Improvement to ACL extension?
Peter Brogren
hg at bems.se
Wed Jan 25 01:41:17 CST 2012
Hello Developers,
While trying to set up some basic access rules to only allow certain
people to push changes into specific branches I studied the operation of
the ACL extension. In my opinion the basic rules for determining whether
a push is allowed or not is non-ideal. Essentially the check is first to
see a user is on the deny list, then the allow list is checked and
lastly the default is to allow. In my opinion it would make more sense
to have the order changed so that either check in the order a) check if
allowed, b) check if not allowed and c) default to allow if no match or
the complete reverse. I have seen people trying to set up the basic rule
of allowing a specific set of users access to push into the default
branch and all others can push to wherever they want EXCEPT the default
branch. The way the ACL extension works now, this is pretty hard unless
we list all these other users under the deny section, and of course we
would prefer to specifically name the ones with access and everyone else
(default) will not get access. If users can register themselves it gets
even harder to use the current ACL hook.
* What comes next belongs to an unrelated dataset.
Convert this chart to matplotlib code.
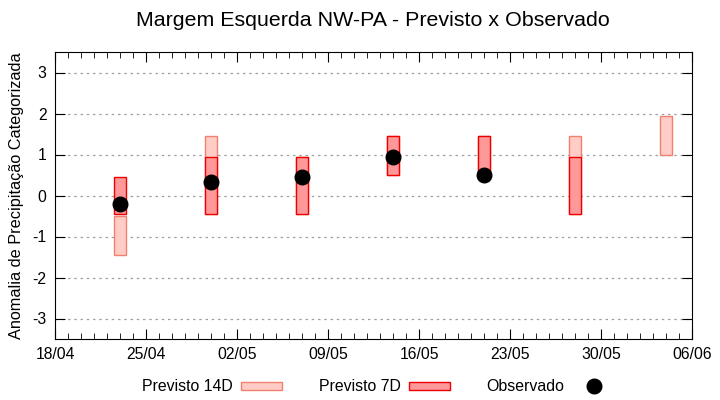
import numpy as np
import pandas as pd
import matplotlib

matplotlib.use("Agg")
import matplotlib.pyplot as plt
from matplotlib.patches import Patch
from matplotlib.lines import Line2D

plt.rcParams["font.family"] = ["Liberation Sans", "DejaVu Sans"]
plt.rcParams["axes.unicode_minus"] = False

dates = pd.to_datetime(["2023-04-23", "2023-04-30", "2023-05-07", "2023-05-14",
                        "2023-05-21", "2023-05-28", "2023-06-04"])
# forecast ranges (low, high) of categorized anomaly
prev14_low = [-1.45, -0.45, -0.45, 0.5, 0.5, -0.45, 1.0]
prev14_high = [-0.5, 1.45, 0.95, 1.45, 1.45, 1.45, 1.95]
prev7_low = [-0.45, -0.45, -0.45, 0.5, 0.5, -0.45, np.nan]
prev7_high = [0.45, 0.95, 0.95, 1.45, 1.45, 0.95, np.nan]
observado = [-0.2, 0.34, 0.46, 0.94, 0.49, np.nan, np.nan]

fig = plt.figure(figsize=(7.2, 4.0), dpi=100)
ax = fig.add_axes([55 / 720, 1 - 339 / 400, 637 / 720, 287 / 400])

c14_face, c14_edge = "#ffccc6", "#f08070"
c7_face, c7_edge = "#ff9999", "#ee0000"
w = 0.95

h14 = np.array(prev14_high) - np.array(prev14_low)
ax.bar(dates, h14, bottom=prev14_low, width=w, color=c14_face,
       edgecolor=c14_edge, linewidth=1.0, zorder=2)
h7 = np.array(prev7_high) - np.array(prev7_low)
ax.bar(dates, h7, bottom=prev7_low, width=w, color=c7_face,
       edgecolor=c7_edge, linewidth=1.0, zorder=3)
ax.plot(dates, observado, "o", color="black", markersize=10.5, zorder=4)

ax.set_ylim(-3.5, 3.5)
ax.set_yticks(range(-3, 4))
ax.set_xlim(pd.Timestamp("2023-04-18"), pd.Timestamp("2023-06-06"))
xt = pd.date_range("2023-04-18", "2023-06-06", freq="7D")
ax.set_xticks(xt)
ax.set_xticklabels([d.strftime("%d/%m") for d in xt])
ax.set_xticks(pd.date_range("2023-04-18", "2023-06-06", freq="1D"), minor=True)
ax.tick_params(which="both", direction="in", top=True, right=True, labelsize=11.3)
ax.tick_params(which="major", length=7, pad=6)
ax.tick_params(which="minor", length=4)
ax.tick_params(axis="y", which="minor", left=False, right=False)
ax.grid(True, axis="y", linestyle=(0, (2, 3)), color="#a0a0a0", linewidth=0.9)
ax.set_axisbelow(True)
ax.set_ylabel("Anomalia de Precipitação Categorizada", fontsize=11.7, labelpad=6)

fig.suptitle("Margem Esquerda NW-PA - Previsto x Observado", fontsize=15.4,
             x=0.518, y=0.972)

handles = [
    Patch(facecolor=c14_face, edgecolor=c14_edge, linewidth=1.0),
    Patch(facecolor=c7_face, edgecolor=c7_edge, linewidth=1.0),
    Line2D([], [], marker="o", linestyle="none", color="black", markersize=10.5),
]
fig.legend(handles, ["Previsto 14D", "Previsto 7D", "Observado"], ncol=3,
           loc="center", bbox_to_anchor=(0.525, 0.033), frameon=False,
           markerfirst=False, fontsize=11.4, handlelength=2.6, handleheight=0.4,
           handletextpad=0.55, columnspacing=2.3)

fig.savefig("out.png", dpi=100)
However in the suggested
approach it would be a simple rule to name the ones with access in the
allow section and then put everyone else in the deny section as shown below:
[acl.allow.branches]
default = repomaster
[acl.deny.branches]
default = *
The suggested rule would also mean that any branch other than 'default'
would fall through to default behavior of allowing access.
Now looking at how to implement this, the checks would be like this:
if specifically allowed to push into branch
great news => you can push!
else if specifically NOT allowed to push # note that we only check
deny if we were not specifically allowed above
bad news => permission denied!
else # if no rule specified the default behavior applies
good news => you can push!
While then looking a bit further into this (I have never programmed in
Python before!) I started checking if I could actually change the code
in the ACL extension to give me this exact behaviour. I also found there
is a section called "acl.allow" which isn't really obvious from the name
what it is for (as is the case with the acl.allow.branch) so I renamed
this section to "acl.allow.paths" which just shows better what it is
for. I then implemented the above behaviour for both branches and paths.
Now, because I have done this anyway, I thought I could share this since
I have found quite a few others having similar problems as the example
above with the 'default' branch access. I'm not sure though if it is a
good idea to include this as a replacement for the existing ACL
extension since the configuration is not compatible with the existing
extension. Anyone using a configuration with the existing ACL extension
would need to rewrite their configuration so it might not be ideal.
However, I believe this rule would make more sense for controlling
access to the repository and hopefully someone else can get use out of this.
If there is interest for this extension to be included, I am happy to
test thoroughly and update the comment section at the top of the file so
the rules are explained in a way that represents this new algorithm.